The challenge of reducing IRS paperwork burden–which is largely driven by the Internal Revenue Code–reflects the broader dynamic that we have observed over the years: changes in burden due to new statutory requirements. As OMB has reported in its annual Information Collection Budget, agency implementation of new statutes has continued to increase paperwork burdens. In each session of Congress, laws are passed that create new programs for Federal agencies to implement and, quite frequently, new agency demands for information. Typically, new legislative initiatives and amendments require more, not less, data collection.

This is the biggest challenge we face in trying to minimize paperwork burdens, in large part because there are real tradeoffs associated with new collections. For example, third-party disclosure requirements, such as labeling requirements on food, may be the most effective and least intrusive method of protecting consumers. Surveys and other data collection may improve the design and enforcement of regulations, making them more effective and less burdensome in the long run.
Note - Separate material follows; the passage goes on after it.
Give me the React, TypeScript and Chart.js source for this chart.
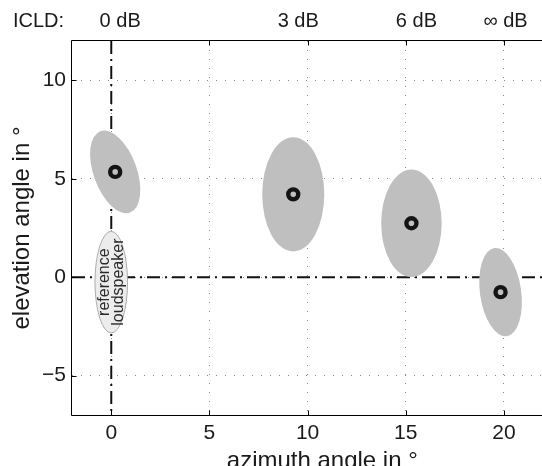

Nevertheless, it would be valuable for legislators, as they draft new legislation, to consider the paperwork implications of alternative proposals, particularly as they affect small entities.

Conclusion

Let me conclude my testimony by expressing my willingness to discuss further these and similar ideas with members of the Committee to improve the effectiveness of the PRA.

Thank you very much for the opportunity to testify in today’s hearing. I would be happy to answer any questions you may have.